Miles to go.
Exhaustion is clearly shown on my face.
I put my hair up in a high ponytail. I remember reading that a high ponytail gave the appearance of youth. Although, I’m pretty happy being the age I’m at right now. I remember Sylvia Browne said that at home, we all look like we are 35. When asked why we look thirty-five, she would respond, “Why not? It’s the perfect blend of youth and wisdom.” I feel like at thirty-seven I am only just coming into my own.
There was a piece on NPR yesterday about a researcher who has coined a term for those who find themselves later in life than what society deems is proper. He called those people who found their calling in their thirties, forties, and fifties, “late bloomers” and cited those who dislike completion and who try a million different directions before finally settling down to one or two ways they can make a living.
I have spent the last eleven years being a military spouse, supporting my husband’s career and being the primary parent to our two living children. It was expected that I put my husband first as he came in and out, and it left little time for me to have any type of career. Now, I know the sound of my husband’s voice on the phone when he calls to tell me he has a “sudden trip to XYZ.” I have perfected the art of prioritization and re-organizing schedules.
I find myself on this very train because my husband is working today. My children have spent some time with their Grandmother over Spring break, and rather than make the hard drive down South to the mid-Atlantic from New England alone, we have agreed to meet in New York City to transfer hands. I don’t mind being the primary parent, nor do I mind the time I have taken away from my time I could have been building a career to support my husband.
It is because of my husband’s job that we lived five beautiful years in Hawaii. It is because of my husband’s job that we find ourselves in what will become our forever home in New England. As a farmer’s daughter in northern California, I didn’t leave the State until I was twelve, and I didn’t take my first plane ride until I was sixteen. With my husband, after our whirlwind six-month courtship, I found myself flying over the Pacific ocean for the first time to our new home on Oahu. It was terrifying and exciting all at the same time.
It still is terrifying and exciting. My kids are at a point in school where we have decided when my husband gets his next orders, the kids and I will stay behind, regardless of where they send him. I don’t enjoy the thought of separating my family, but now we must put the kids' needs first. I remember when we walked through the house, we have now called home, we both knew this would the house our kids grew up in.
It was necessary after the tragedy we faced in Hawaii. I was pregnant with our second child, and three-quarters of the way through the pregnancy, when I found out our child had Down Syndrome and heart defects. My husband was on his way out to sea, and I had to put out an emergency call to him. “Please don’t make me tell this to you over the phone” I begged through tears. “I can’t come back, Nance,” my husband said softly, using my familial nickname. So, I told him over the broken phone connection as the boat sailed farther and farther away from his family. I was unable to hold his hand. I couldn’t see his expression. As soon as I told him, he had to get off the line. He still had to perform his duties that he swore under oath to his country he would do, even though his life had just crashed down. Three in half weeks later he came back into Port for a few days.

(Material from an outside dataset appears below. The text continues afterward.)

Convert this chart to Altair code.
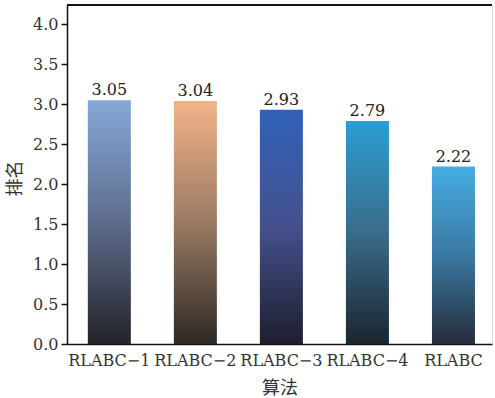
import altair as alt
import pandas as pd

# Average rank of each algorithm
algorithms = ["RLABC−1", "RLABC−2", "RLABC−3", "RLABC−4", "RLABC"]
ranks = [3.05, 3.04, 2.93, 2.79, 2.22]

# Vertical gradient per bar: top, middle, bottom colour
top_colors = ["#86a8d8", "#f3b388", "#2f62b7", "#2a9ed4", "#45ade3"]
mid_colors = ["#5d6c8c", "#9a7a64", "#45508d", "#3a6c89", "#3a78a3"]
bottom_colors = ["#232328", "#2d2924", "#1c1e2e", "#1a252e", "#252c39"]

df = pd.DataFrame({"算法": algorithms, "排名": ranks})

SERIF = "DejaVu Serif"
CJK = "Noto Sans CJK SC"
W, H = 425, 339

x_enc = alt.X(
    "算法:N",
    sort=algorithms,
    scale=alt.Scale(domain=algorithms, paddingInner=0.5, paddingOuter=0.22, align=0.55),
    axis=alt.Axis(
        labelAngle=0,
        ticks=False,
        labelPadding=8,
        labelFont=SERIF,
        labelFontSize=16,
        labelColor="#333333",
        domainColor="#111111",
        domainWidth=1.5,
        title="算法",
        titleFont=CJK,
        titleFontSize=18,
        titleFontWeight="normal",
        titleColor="#333333",
        titleBaseline="middle",
        titleY=44,
    ),
)

y_enc = alt.Y(
    "排名:Q",
    scale=alt.Scale(domain=[0, 4.24], nice=False),
    axis=alt.Axis(
        values=[0, 0.5, 1, 1.5, 2, 2.5, 3, 3.5, 4],
        format=".1f",
        grid=False,
        tickSize=6,
        tickColor="#111111",
        tickWidth=1.5,
        labelPadding=3,
        labelFont=SERIF,
        labelFontSize=16,
        labelColor="#333333",
        domainColor="#111111",
        domainWidth=1.5,
        title="排名",
        titleFont=CJK,
        titleFontSize=18,
        titleFontWeight="normal",
        titleColor="#333333",
        titleBaseline="middle",
        titleAngle=-90,
        titleX=-52,
        titleY=173,
    ),
)

layers = []
for name, c0, c1, c2 in zip(algorithms, top_colors, mid_colors, bottom_colors):
    grad = alt.Gradient(
        gradient="linear",
        x1=0, x2=0, y1=0, y2=1,
        stops=[
            alt.GradientStop(color=c0, offset=0),
            alt.GradientStop(color=c1, offset=0.5),
            alt.GradientStop(color=c2, offset=1),
        ],
    )
    layers.append(
        alt.Chart(df)
        .transform_filter(alt.datum["算法"] == name)
        .mark_bar(color=grad)
        .encode(x=x_enc, y=y_enc)
    )

labels = (
    alt.Chart(df)
    .mark_text(baseline="bottom", dy=-2, font=SERIF, fontSize=16, color="#222222")
    .encode(x=x_enc, y=y_enc, text=alt.Text("排名:Q", format=".2f"))
)

# Heavy top edge of the frame
top_edge = alt.Chart(df).mark_rule(color="#111111", strokeWidth=2).encode(
    x=alt.value(0), x2=alt.value(W), y=alt.value(0)
)

chart = (
    alt.layer(*layers, labels, top_edge)
    .properties(
        width=W,
        height=H,
        autosize=alt.AutoSizeParams(type="none"),
        padding={"left": 67, "top": 5, "right": 3, "bottom": 54},
        background="white",
    )
    .configure_view(stroke="#dddddd", strokeWidth=1)
)

chart.save("out.html", embed_options={"renderer": "svg", "actions": False})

The first full day he was home, our child died in the womb. Looking back, we like to say she was waiting for him to come home to pass, and we will forever be grateful for that fact. He held my hand through 72 hours of anguishing labor to deliver our daughter. Through my labor, he still had to take phone calls from work. His duty was never forgotten. A day after she died, he was told he had to go back out to sea. We rushed to make arrangements for cremation as he again took phone calls. My mom flew in on an emergency flight from the mainland and then my husband was gone again. I was left to pack up my daughter’s things, and the pieces of our life. I arranged the Celebration of Life and a few days after he came back the next time, we held our daughter’s funeral. My husband’s orders moved four months later to New England, in the cold, dark, Winter.
Our grief followed us around like the weather, and we struggled to find community when there was such loss. Spring came, and so did the news that I was pregnant. As we started to find our way, we realized our family had gone through enough change. It lead us to a bright, open, house, and is the only house my now four-year-old son knows. We have embraced our community and found wonderful friends and a church that we look forward to watching our children grow up in.
My husband and I often quote the Billy Joel song, “wherever I am with you, I am home.” but now we understand how much it means to have stability. Stability has brought me into my own and allowed all of my masks to come off. I am grateful to have the opportunity to start a business that isn’t defined by my husband or his job. I am setting my own rules, and it is freeing. Whenever we come into our own, and whatever stage of the journey we are on, having stability allows us to reach higher than we would if things were in flux. I may be a late bloomer, but I am blooming into something beautiful, and it has only just begun.